Even, it turns out, soup. Not that Dr. Wansink cares all that much about soup likes and dislikes.

“Primarily, I was testing a methodology that can be used to categorize different sorts of people. I could have done this with anything. I could have used shoes, if you prefer. I used soup because it was one of those things that - well, two years ago, when I started thinking about this, it was really cold, and I ate a lot of soup, and the woman I'm with has vastly different soup preferences from me.''

Hey, that's as good a reason as any. And although Dr. Wansink was more interested in methodology and less in data, what we came up with turned out to be rather eye-catching. Using four of the most popular soups, Dr. Wansink cross-tabulated lifestyle and personality characteristics and came up with soup “personality types.''

So, while you think you're just loading the grocery cart with chicken noodle, in fact you might be revealing that you like animals but aren't terribly outdoorsy, and (as your family and friends already probably know) you're stubborn.
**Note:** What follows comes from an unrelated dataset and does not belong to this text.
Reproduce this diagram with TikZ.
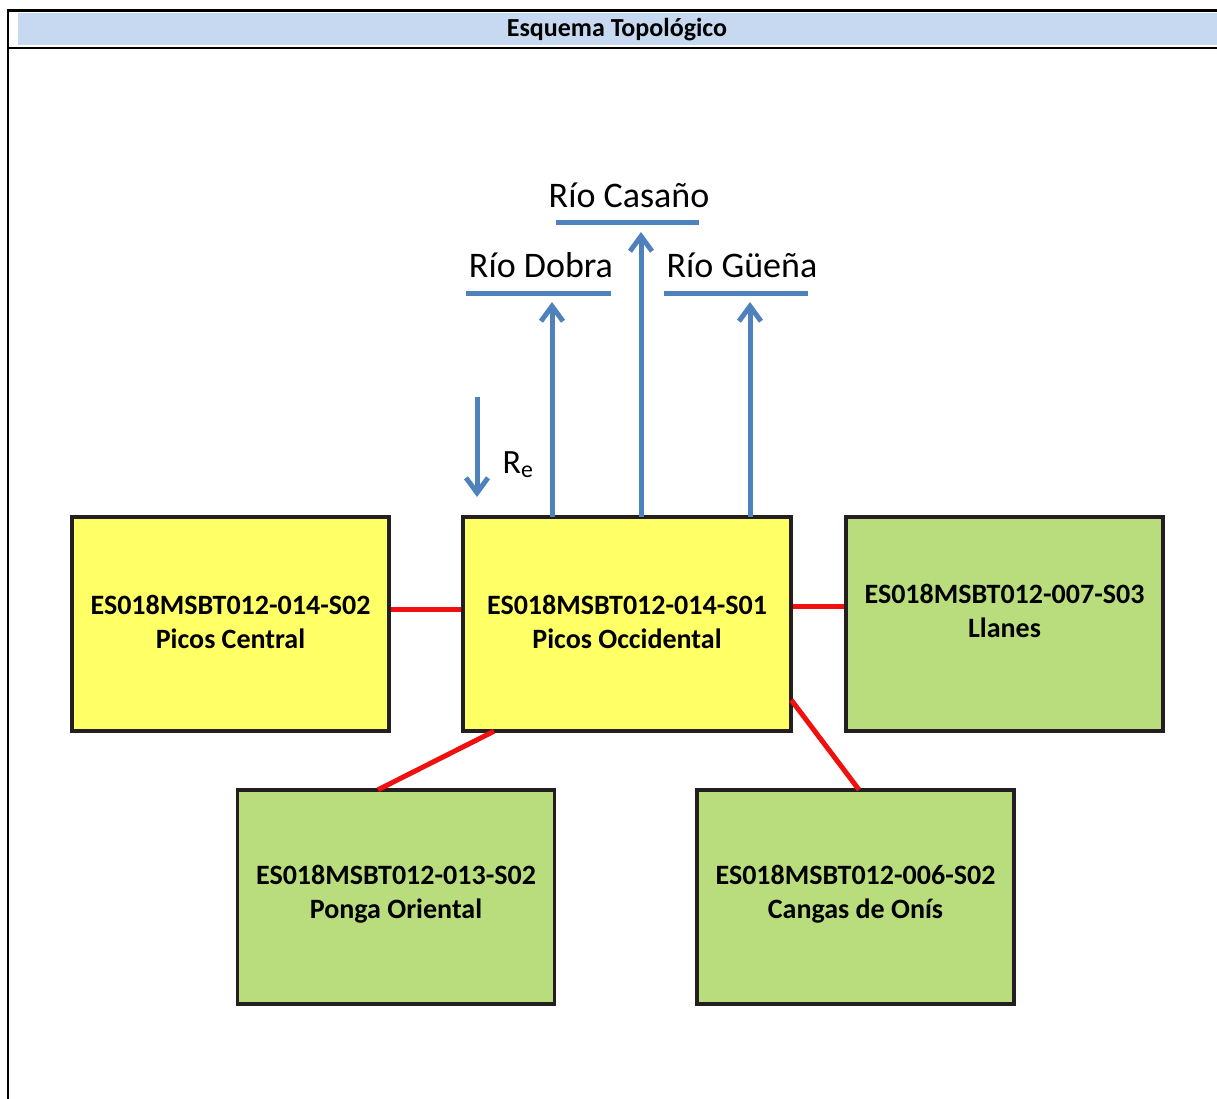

And that person next to you in Aisle 12, the one buying minestrone? He's likely to be physically fit, probably because he's so aware of nutrition and, very likely, is even on a special diet. And however much he's family-spirited (quite), unlike you he probably has no pets.
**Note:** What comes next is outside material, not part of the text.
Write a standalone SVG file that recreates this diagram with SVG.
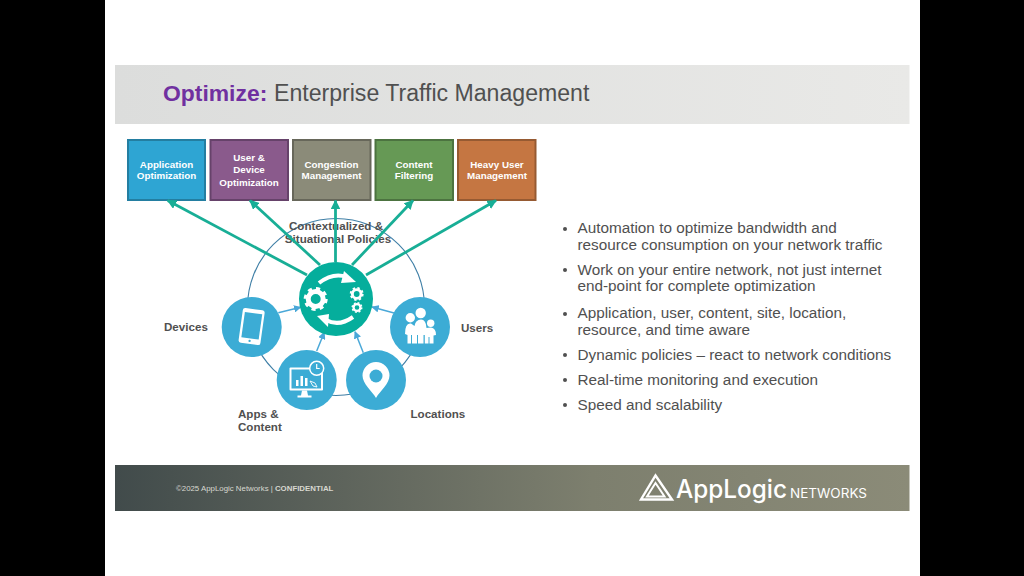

Meanwhile, the person stocking up on canned tomato soup is pretty gregarious and inclined to be adventurous. She also loves reading and pets.

Keep your fingers crossed that she never marries a vegetable soup buyer, who is likely to be a homebody with little appreciation for travel or spontaneity.

Dr. Wansink, by the way, admits to a fondness for tomato soup, “but with stuff in it, like Tabasco sauce.''

Tsk.

Some people just have to skew the data, don't they?